Fadli Zon memandang keberagaman ini bukan sebagai hambatan, tetapi sebagai kekuatan. Di tengah derasnya arus globalisasi dan tantangan budaya digital, Indonesia harus mampu merespons dengan merawat dan merayakan identitas kebangsaannya.

“Dengan adanya Otorita IKN yang memberikan ruang bagi para seniman dan komunitas budaya dari seluruh pelosok tanah air, kita bisa membangun panggung kultural yang inklusif dan berkelanjutan,” ujarnya. Ia pun menyebut bahwa kebudayaan harus menjadi fondasi dalam setiap pembangunan, bukan sekadar ornamen dekoratif.

Festival ini juga menghadirkan produk-produk dari pelaku UMKM yang bergerak di bidang kreatif budaya. Mulai dari tenun khas Kalimantan, kerajinan rotan, ukiran kayu, batik kontemporer, hingga makanan tradisional dari berbagai daerah, semua mendapat tempat dalam kegiatan ini. Keberadaan UMKM ini turut memperkuat peran budaya sebagai penggerak ekonomi kreatif yang dapat menciptakan lapangan kerja dan meningkatkan kesejahteraan masyarakat.

 

Karnaval Budaya Nusantara: Rencana ke Depan

Tak berhenti di festival ini, Fadli Zon mengungkapkan rencana jangka panjang untuk mengadakan Karnaval Budaya Nusantara di masa mendatang.
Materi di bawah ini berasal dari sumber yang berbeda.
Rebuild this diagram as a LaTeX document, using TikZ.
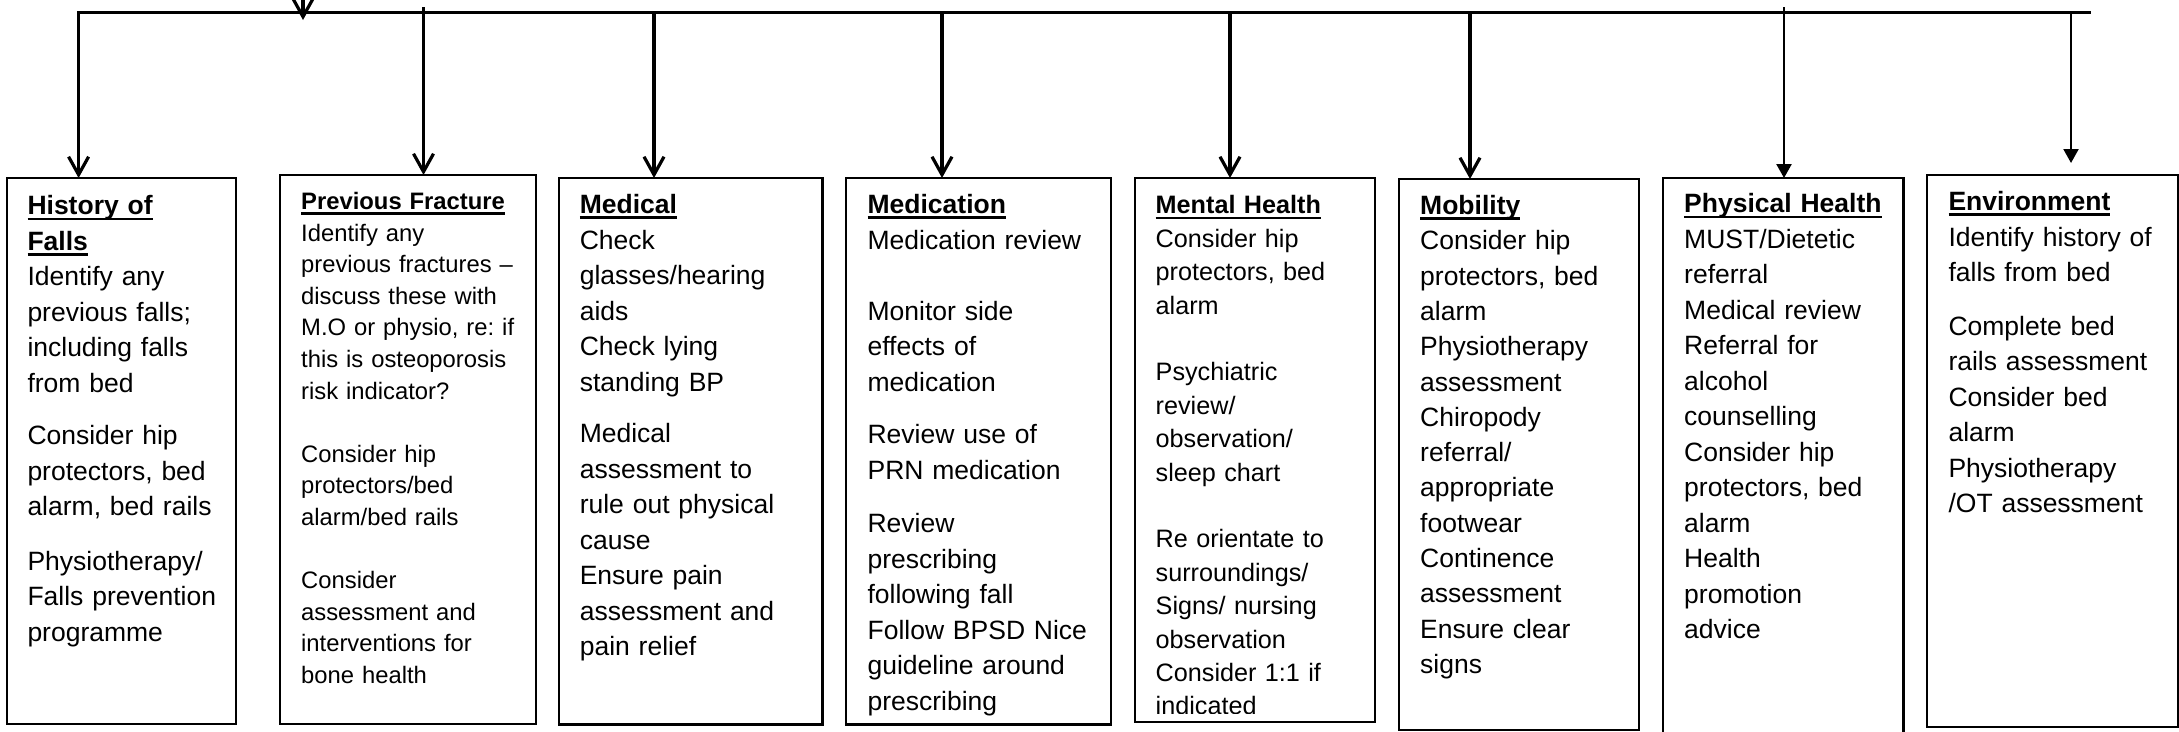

Karnaval ini diharapkan menjadi event tahunan berskala nasional yang melibatkan lebih banyak komunitas budaya dari seluruh Indonesia.

“Bayangkan jika ribuan peserta dari ratusan suku bangsa bisa hadir dan merayakan kekayaan budaya mereka di ibu kota negara. Ini bukan sekadar perayaan, tapi manifestasi kebudayaan nasional yang hidup,” jelasnya.

Pemerintah, tambahnya, terbuka terhadap kolaborasi dengan berbagai pihak—mulai dari akademisi, komunitas budaya, tokoh adat, hingga generasi muda—dalam membentuk wajah IKN yang benar-benar mencerminkan semangat Nusantara.

 

Peran Masyarakat: Menjaga Api Kebudayaan

Dalam pesannya, Fadli Zon turut mengajak seluruh lapisan masyarakat untuk ikut serta dalam menjaga dan menghidupkan kebudayaan. Baginya, IKN hanya akan menjadi pusat kebudayaan jika masyarakat secara aktif menjadikan budaya sebagai bagian dari kehidupan sehari-hari.

“Pemerintah bisa membangun infrastruktur, tapi roh kebudayaan lahir dari partisipasi masyarakat. Setiap orang punya peran: seniman, pengrajin, budayawan, pendidik, dan bahkan penonton sekalipun,” pungkasnya.

Menurutnya, warisan budaya tidak boleh berhenti pada seremoni. Ia harus diwariskan lintas generasi, direkonstruksi dalam bentuk-bentuk baru yang relevan dengan zaman, dan dijadikan kekuatan pemersatu bangsa.

Dengan hadirnya Festival Budaya Nusantara di IKN, Indonesia seolah ingin menegaskan kembali bahwa kekuatan sejatinya terletak pada kebhinekaan. Dan kini, di tengah hutan Kalimantan Timur yang perlahan disulap menjadi jantung pemerintahan baru, ruh kebudayaan mulai ditiupkan.

Festival ini bukan hanya menandai pembukaan sebuah acara, tetapi juga pembukaan lembaran baru dalam sejarah Indonesia. Sebuah babak ketika ibu kota tak hanya menjadi pusat kendali birokrasi, tetapi juga menjadi taman tempat segala bunga budaya tumbuh dan berkembang.

IKN sedang diarahkan bukan sekadar menjadi simbol negara, tetapi sebagai pusat peradaban yang hidup, berjiwa, dan menyatukan seluruh Indonesia dalam harmoni. Sebuah rumah bersama yang luas, tempat budaya tidak hanya disimpan, tetapi juga dirayakan dan diwariskan.

Dan jika semangat ini terus terjaga, bukan mustahil IKN akan menjadi lentera yang menyinari dunia—dengan cahaya kebudayaan Indonesia yang tak pernah padam.